The department said in a statement that the investigation is ongoing and is “asking for the community’s help to identify the suspects involved in a Destruction of Property offense in Northwest.”
“We will not be deterred by the illegal actions of fringe, anti-Israel extremists in our efforts to strengthen the US-Israel relationship,” Marshall Wittmann, an AIPAC spokesperson, told Jewish Insider.
Palestine Action, a global network of groups that destroys property that has ties to Israel, issued a statement claiming responsibility for the vandalism. “AIPAC is a corrupt foreign organization that plugs and play the morally bankrupt American politician like a game of monopoly while American taxpayers pay for the weapons that are being dropped in Gaza.”
The Anti-Defamation League in a statement called “these actions & accusations of dual loyalty pure antisemitism” and called on the DCPD to “fully investigate” the crime.
The incident is the latest in a string of anti-Israel crimes that have rocked the D.C. Jewish community since the Oct. 7 Hamas terrorist attacks in Israel. Last month, thousands of demonstrators vandalized Columbus Circle, outside of Union Station, with pro-Hamas messages, replaced American flags with Palestinian flags and set American flags on fire during Israeli Prime Minister Benjamin Netanyahu’s speech to Congress.

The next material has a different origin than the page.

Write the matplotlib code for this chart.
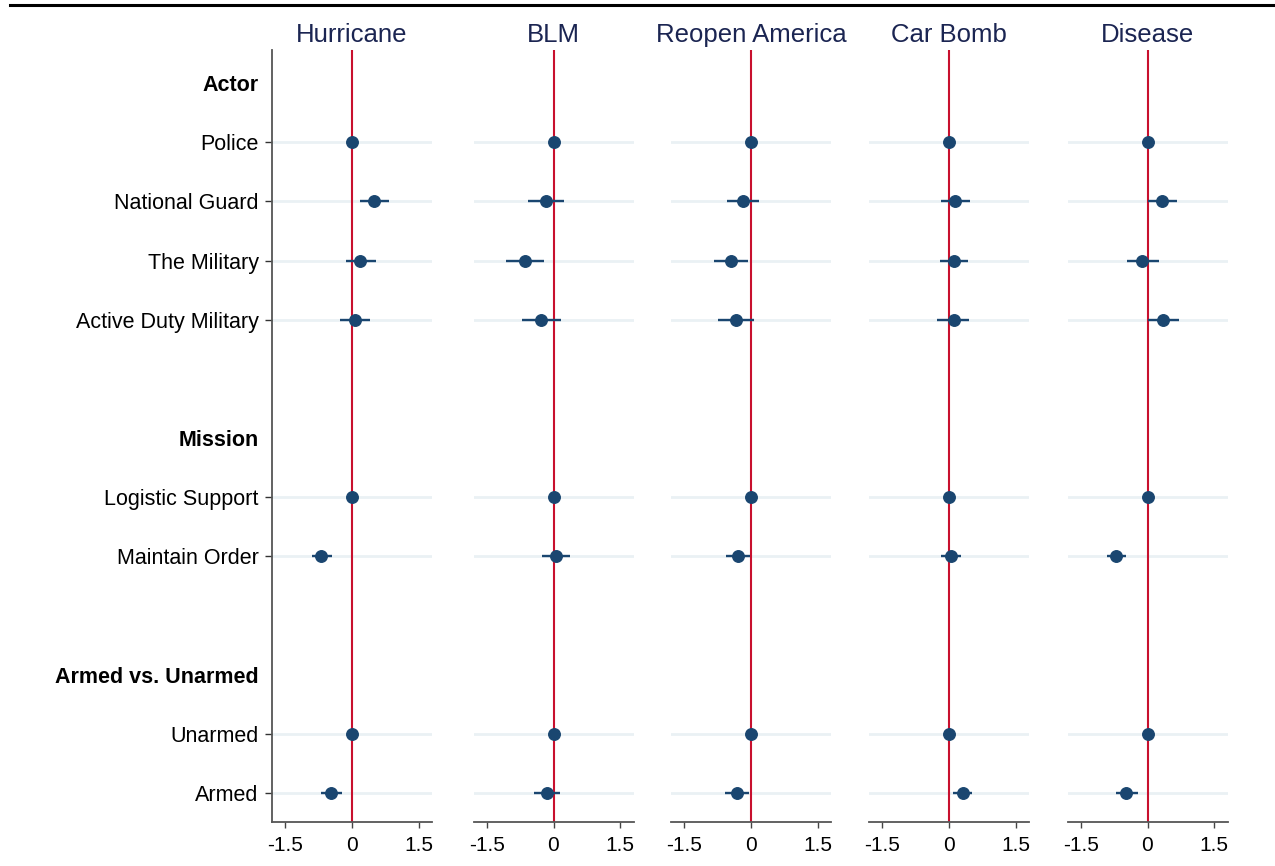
import matplotlib.pyplot as plt
from matplotlib.lines import Line2D

plt.rcParams['font.family'] = ['Liberation Sans', 'DejaVu Sans']

# Panels and rows
panels = ['Hurricane', 'BLM', 'Reopen America', 'Car Bomb', 'Disease']
row_labels = ['Actor', 'Police', 'National Guard', 'The Military', 'Active Duty Military', '',
              'Mission', 'Logistic Support', 'Maintain Order', '',
              'Armed vs. Unarmed', 'Unarmed', 'Armed']
headers = ['Actor', 'Mission', 'Armed vs. Unarmed']
terms = ['Police', 'National Guard', 'The Military', 'Active Duty Military',
         'Logistic Support', 'Maintain Order', 'Unarmed', 'Armed']

# Estimates and 95% CIs, one list per panel (order follows terms)
hurricane_est = [0, 0.50, 0.19, 0.06, 0, -0.69, 0, -0.47]
hurricane_lo = [0, 0.19, -0.14, -0.28, 0, -0.91, 0, -0.69]
hurricane_hi = [0, 0.83, 0.53, 0.40, 0, -0.45, 0, -0.23]

blm_est = [0, -0.18, -0.64, -0.28, 0, 0.06, 0, -0.14]
blm_lo = [0, -0.58, -1.08, -0.72, 0, -0.25, 0, -0.45]
blm_hi = [0, 0.23, -0.21, 0.16, 0, 0.37, 0, 0.15]

reopen_est = [0, -0.18, -0.46, -0.34, 0, -0.29, 0, -0.32]
reopen_lo = [0, -0.53, -0.84, -0.75, 0, -0.56, 0, -0.58]
reopen_hi = [0, 0.18, -0.07, 0.07, 0, -0.03, 0, -0.05]

carbomb_est = [0, 0.14, 0.11, 0.11, 0, 0.05, 0, 0.32]
carbomb_lo = [0, -0.19, -0.20, -0.26, 0, -0.18, 0, 0.09]
carbomb_hi = [0, 0.47, 0.43, 0.45, 0, 0.28, 0, 0.52]

disease_est = [0, 0.32, -0.12, 0.35, 0, -0.70, 0, -0.48]
disease_lo = [0, 0.01, -0.47, 0.01, 0, -0.91, 0, -0.72]
disease_hi = [0, 0.67, 0.25, 0.71, 0, -0.48, 0, -0.22]

series = [
    (hurricane_est, hurricane_lo, hurricane_hi),
    (blm_est, blm_lo, blm_hi),
    (reopen_est, reopen_lo, reopen_hi),
    (carbomb_est, carbomb_lo, carbomb_hi),
    (disease_est, disease_lo, disease_hi),
]

W, H = 1275, 866
fig = plt.figure(figsize=(W / 100, H / 100), dpi=100)

term_y = [row_labels.index(t) for t in terms]
all_y = list(range(len(row_labels)))
lefts = [272, 473.5, 671, 869, 1067.5]
dot_color = '#1a4670'

for i, (title, (est, lo, hi)) in enumerate(zip(panels, series)):
    ax = fig.add_axes([lefts[i] / W, 44 / H, 160 / W, 772 / H])
    for y in term_y:
        ax.axhline(y, color='#eaf1f4', lw=2, zorder=1)
    ax.axvline(0, color='#c8102e', lw=1.5, zorder=2)
    xerr = [[e - l for e, l in zip(est, lo)], [h - e for e, h in zip(est, hi)]]
    ax.errorbar(est, term_y, xerr=xerr, fmt='o', color=dot_color, ms=8.3,
                elinewidth=1.7, capsize=0, zorder=3)

    ax.set_xlim(-1.8, 1.8)
    ax.set_ylim(12.49, -0.56)
    ax.set_xticks([-1.5, 0, 1.5])
    ax.set_xticklabels(['-1.5', '0', '1.5'])
    ax.tick_params(axis='x', labelsize=15, length=4, width=1, color='#444', pad=6)
    ax.set_title(title, fontsize=18.5, color='#1b2552', pad=6)

    for side in ['top', 'right']:
        ax.spines[side].set_visible(False)
    ax.spines['bottom'].set_color('#555555')
    ax.spines['bottom'].set_linewidth(1.3)

    if i == 0:
        ax.spines['left'].set_color('#555555')
        ax.spines['left'].set_linewidth(1.3)
        ax.set_yticks(all_y)
        ax.set_yticklabels(row_labels)
        ax.tick_params(axis='y', labelsize=15.5, length=5, width=1, color='#333', pad=4.5)
        for tick, lab in zip(ax.yaxis.get_major_ticks(), row_labels):
            if lab in headers:
                tick.label1.set_fontweight('bold')
            if lab in headers or lab == '':
                tick.tick1line.set_visible(False)
    else:
        ax.spines['left'].set_visible(False)
        ax.set_yticks([])

# Rule across the top
fig.add_artist(Line2D([10 / W, 1], [861 / H, 861 / H], transform=fig.transFigure,
                      color='black', lw=2.2))

fig.savefig('out.png', dpi=100, facecolor='white')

On The George Washington University campus, anti-Israel demonstrators set up dozens of illegal encampments in late April where they demanded that the university cut ties with Israel. After weeks of protests that culminated in a campus police officer getting pushed by protesters, D.C. police broke up the encampment the night before a House panel was scheduled to question the city’s mayor, Muriel Bowser, for her handling of the encampment.
A spokesperson for the DCPD told JI that hate crimes are “unacceptable and is the reason everyone must work together not just to address allegations of hate crimes, but also to proactively educate the public about hate crimes.”